Existem casos, contudo, em que um termo entra em contradição consigo mesmo. É o caso desta misteriosa condição chamada “liberdade de expressão”. É uma noção que em princípio conta com a aprovação de qualquer pessoa – mas quando vamos pô-la em prática vemos que na medida em que aumenta a liberdade de expressão de A diminui a de B.

Sempre que coloquei em público esta questão apareceu alguém para dizer de imediato: “Então quer dizer que o sr. é contra a liberdade de expressão?” Este é a típica generalização apressada de quem só entende uma questão radicalizando-a em dois extremos. Não se trata de “ser contra” a liberdade de expressão, mas de reconhecer que ela tem limites por sua própria natureza. Não existe uma utópica e fantasiosa “liberdade de expressão universal e permanente”. Tudo que se ganha de um lado se perde do outro.
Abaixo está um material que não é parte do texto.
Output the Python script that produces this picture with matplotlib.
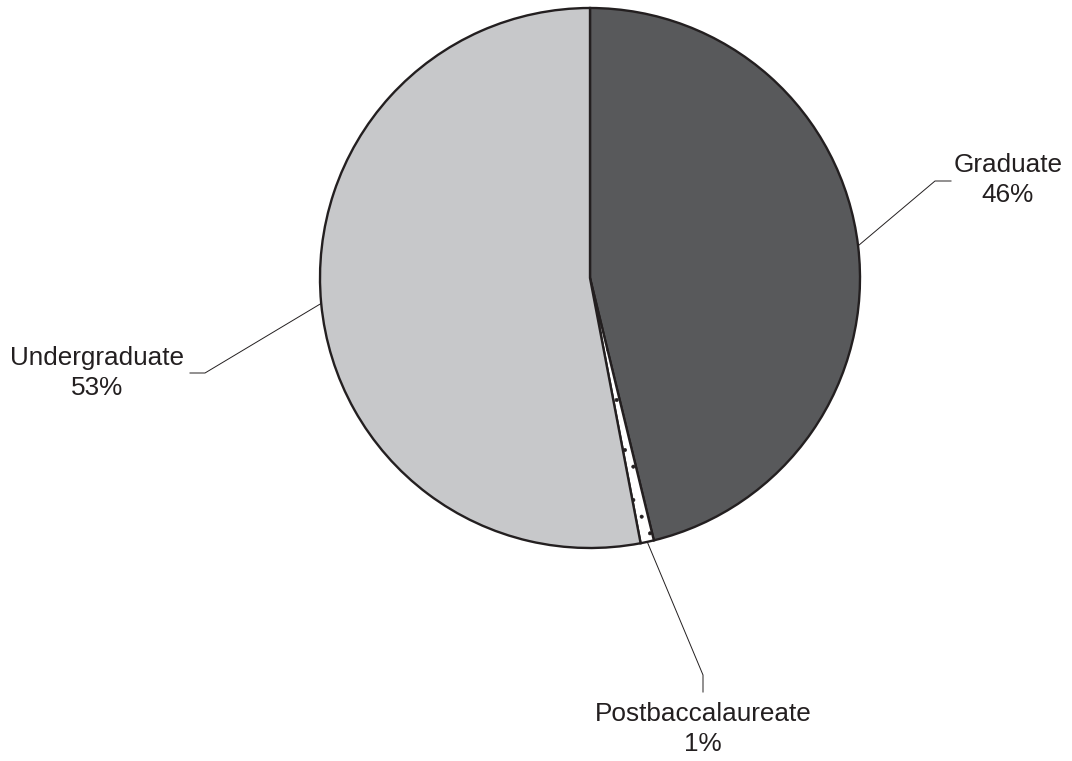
import numpy as np
import matplotlib.pyplot as plt

plt.rcParams['font.family'] = ['Liberation Sans', 'DejaVu Sans']
plt.rcParams['hatch.linewidth'] = 0.4

labels = ['Graduate', 'Postbaccalaureate', 'Undergraduate']
shares = [46.2, 0.8, 53.0]
pct_text = ['46%', '1%', '53%']
colors = ['#58595b', '#ffffff', '#c7c8ca']
hatches = [None, '.', None]

# label layout (figure pixels, y up): elbow point, line end, text centre
W, H = 1072, 761
cx, cy, r = 590, H - 278, 270
elbow = [(935, H - 181), (703, H - 675), (205, H - 373)]
lend = [(951, H - 181), (703, H - 692), (190, H - 373)]
tpos = [(1008, H - 180), (703, H - 729), (97, H - 373)]

fig = plt.figure(figsize=(W / 100, H / 100), dpi=100)
ax = fig.add_axes([0, 0, 1, 1])

wedges, _ = ax.pie(shares, colors=colors, startangle=90, counterclock=False,
                   center=(cx, cy), radius=r, frame=True,
                   wedgeprops=dict(edgecolor='#231f20', linewidth=1.7))
for w, h in zip(wedges, hatches):
    if h:
        w.set_hatch(h)

ax.set_xlim(0, W)
ax.set_ylim(0, H)
ax.set_aspect('equal')
ax.axis('off')

for i, w in enumerate(wedges):
    mid = np.deg2rad((w.theta1 + w.theta2) / 2)
    x0 = cx + r * np.cos(mid)
    y0 = cy + r * np.sin(mid)
    ax.plot([x0, elbow[i][0], lend[i][0]], [y0, elbow[i][1], lend[i][1]],
            color='#231f20', lw=0.7)
    ax.text(tpos[i][0], tpos[i][1], labels[i] + '\n' + pct_text[i],
            ha='center', va='center', fontsize=18.8, color='#231f20',
            linespacing=1.35)

fig.savefig('out.png', dpi=100)
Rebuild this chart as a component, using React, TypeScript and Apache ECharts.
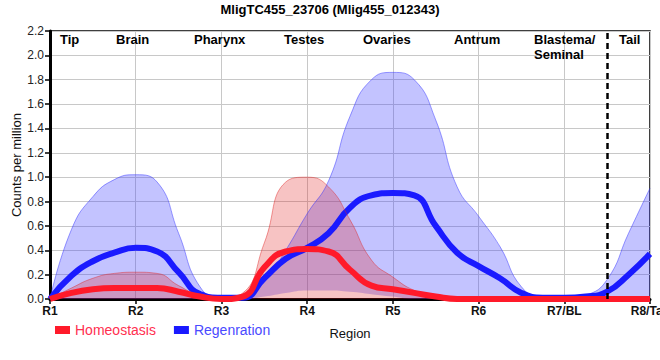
import React, { useEffect, useRef } from "react";
import * as echarts from "echarts";

const title = "MligTC455_23706 (Mlig455_012343)";
const categories = ["R1", "R2", "R3", "R4", "R5", "R6", "R7/BL", "R8/Tail"];
const regionNames = ["Tip", "Brain", "Pharynx", "Testes", "Ovaries", "Antrum", "Blastema/\nSeminal", "Tail"];

// sample positions along the region axis (quarter steps between regions)
const xPos = [0, 0.25, 0.5, 0.75, 1, 1.25, 1.5, 1.75, 2, 2.25, 2.5, 2.75, 3, 3.25, 3.5, 3.75, 4, 4.25, 4.5, 4.75, 5, 5.25, 5.5, 5.75, 6, 6.25, 6.5, 6.75, 7];

const homMean = [0, 0.05, 0.08, 0.09, 0.09, 0.09, 0.06, 0.02, 0.0, 0.02, 0.26, 0.39, 0.41, 0.39, 0.24, 0.11, 0.08, 0.05, 0.02, 0, 0, 0, 0, 0, 0, 0, 0, 0, 0];
const homHi = [0, 0.09, 0.17, 0.21, 0.22, 0.21, 0.11, 0.03, 0.01, 0.05, 0.46, 0.96, 1.0, 0.92, 0.65, 0.32, 0.18, 0.07, 0.02, 0, 0, 0, 0, 0, 0, 0, 0, 0, 0];

const regMean = [0, 0.19, 0.31, 0.38, 0.42, 0.39, 0.22, 0.04, 0.01, 0.01, 0.17, 0.33, 0.42, 0.54, 0.75, 0.85, 0.87, 0.85, 0.6, 0.38, 0.27, 0.17, 0.05, 0.01, 0.01, 0.02, 0.06, 0.2, 0.37];
const regHi = [0, 0.57, 0.84, 0.98, 1.02, 0.96, 0.54, 0.1, 0.01, 0.03, 0.14, 0.4, 0.7, 0.97, 1.5, 1.8, 1.86, 1.8, 1.47, 0.92, 0.68, 0.43, 0.1, 0.01, 0, 0.03, 0.16, 0.54, 0.91];
const regLo = [0, 0, 0, 0, 0, 0, 0, 0, 0, 0, 0.02, 0.05, 0.07, 0.07, 0.06, 0.04, 0.02, 0, 0, 0, 0, 0, 0, 0, 0, 0, 0, 0, 0];

const yTicks = { min: 0, max: 2.2, interval: 0.2 };
const dividerAt = 6.5;

const RED = "#ff1a2a";
const BLUE = "#1a1aff";
const FONT = "'Liberation Sans', Arial, sans-serif";

// label layout (pixels)
const regionLabelX = [60, 116, 194, 284, 363, 454, 534, 619];

export default function App() {
  const ref = useRef<HTMLDivElement>(null);
  useEffect(() => {
    document.body.style.margin = "0";
    if (!ref.current) return;
    const chart = echarts.init(ref.current, null, { renderer: "svg" });
    const xCats = xPos.map((x) => String(x));
    const diff = regHi.map((v, i) => +(v - regLo[i]).toFixed(3));
    const smooth = 0.5;
    const every = 4;
    const showTick = (i: number) => i % every === 0;
    chart.setOption({
      animation: false,
      textStyle: { fontFamily: FONT },
      title: {
        text: title,
        left: "center",
        top: -2,
        textStyle: { fontSize: 13, fontWeight: "bold", color: "#000", fontFamily: FONT },
      },
      legend: {
        left: 55,
        top: 323,
        padding: 0,
        icon: "rect",
        itemWidth: 15,
        itemHeight: 8,
        itemGap: 18,
        textStyle: { fontSize: 14, fontFamily: FONT },
        data: [
          { name: "Homeostasis", textStyle: { color: "#ff3050" } },
          { name: "Regenration", textStyle: { color: "#4a4aff" } },
        ],
      },
      grid: {
        left: 50,
        right: 10,
        top: 31,
        bottom: 61,
        show: true,
        borderColor: "#000",
        borderWidth: 1.5,
        containLabel: false,
        outerBoundsMode: "none",
      },
      xAxis: {
        type: "category",
        data: xCats,
        boundaryGap: false,
        name: "Region",
        nameLocation: "middle",
        nameGap: 28,
        nameMoveOverlap: false,
        nameTextStyle: { fontSize: 13, color: "#111" },
        axisLine: { show: true, lineStyle: { color: "#000", width: 3 } },
        axisTick: { show: true, length: 5, interval: showTick, lineStyle: { color: "#000", width: 1.5 } },
        axisLabel: {
          interval: showTick,
          formatter: (_v: string, i: number) => categories[i / every] ?? "",
          fontSize: 12,
          fontWeight: "bold",
          color: "#111",
          margin: 6,
        },
        splitLine: { show: true, interval: showTick, lineStyle: { color: "#c8c8c8", width: 1 } },
      },
      yAxis: {
        type: "value",
        min: yTicks.min,
        max: yTicks.max,
        interval: yTicks.interval,
        name: "Counts per million",
        nameLocation: "middle",
        nameGap: 27,
        nameMoveOverlap: false,
        nameTextStyle: { fontSize: 13, color: "#111" },
        axisLine: { show: true, lineStyle: { color: "#000", width: 3 } },
        axisTick: { show: true, length: 5, lineStyle: { color: "#000", width: 1.5 } },
        axisLabel: {
          formatter: (v: number) => v.toFixed(1),
          fontSize: 12,
          color: "#222",
          margin: 6,
        },
        splitLine: { show: true, lineStyle: { color: "#c8c8c8", width: 1 } },
      },
      graphic: regionNames.map((name, i) => ({
        type: "text",
        left: regionLabelX[i],
        top: 32,
        z: 100,
        style: {
          text: name,
          font: `bold 13px ${FONT}`,
          fill: "#000",
          lineHeight: 15,
        },
      })),
      series: [
        {
          name: "regLoBase",
          type: "line",
          stack: "reg",
          data: regLo,
          smooth,
          symbol: "none",
          lineStyle: { opacity: 0, width: 0 },
          silent: true,
        },
        {
          name: "regBand",
          type: "line",
          stack: "reg",
          data: diff,
          smooth,
          symbol: "none",
          lineStyle: { color: "rgba(60,60,255,0.5)", width: 1 },
          areaStyle: { color: "rgba(60,60,255,0.44)" },
          silent: true,
        },
        {
          name: "Regenration",
          type: "line",
          data: regMean,
          smooth,
          symbol: "none",
          clip: false,
          itemStyle: { color: BLUE },
          lineStyle: { color: BLUE, width: 6 },
          markLine: {
            silent: true,
            symbol: "none",
            label: { show: false },
            lineStyle: { color: "#000", width: 2.5, type: [6, 4] },
            data: [{ xAxis: String(dividerAt) }],
          },
        },
        {
          name: "homBand",
          type: "line",
          data: homHi,
          smooth,
          symbol: "none",
          lineStyle: { color: "rgba(225,40,40,0.45)", width: 1 },
          areaStyle: { color: "rgba(225,30,30,0.38)" },
          silent: true,
        },
        {
          name: "Homeostasis",
          type: "line",
          data: homMean,
          smooth,
          symbol: "none",
          clip: false,
          itemStyle: { color: RED },
          lineStyle: { color: RED, width: 6 },
        },
      ],
    });
    return () => chart.dispose();
  }, []);
  return <div ref={ref} style={{ width: 660, height: 360 }} />;
}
Como muita gente só entende imagens exageradas, costumo propor a seguinte questão: “O que é pior – a Censura ou o Nazismo?” Porque ou você tem uma coisa, ou tem a outra. Se você é a favor da liberdade de expressão, tem a obrigação moral de garanti-la também para essa rapaziada que tatua suásticas no bíceps, espanca nordestinos e judeus, e prepara atentados contra Barack Obama. Caso você seja um defensor da liberdade de expressão, precisa concedê-la a esses caras, para que se expressem, publiquem livros e artigos, façam comícios públicos, criem canais de TV divulgando suas idéias, elejam deputados e senadores, promulguem leis a seu favor, coloquem no currículo das escolas públicas cadeiras explicando que o Holocausto foi uma farsa.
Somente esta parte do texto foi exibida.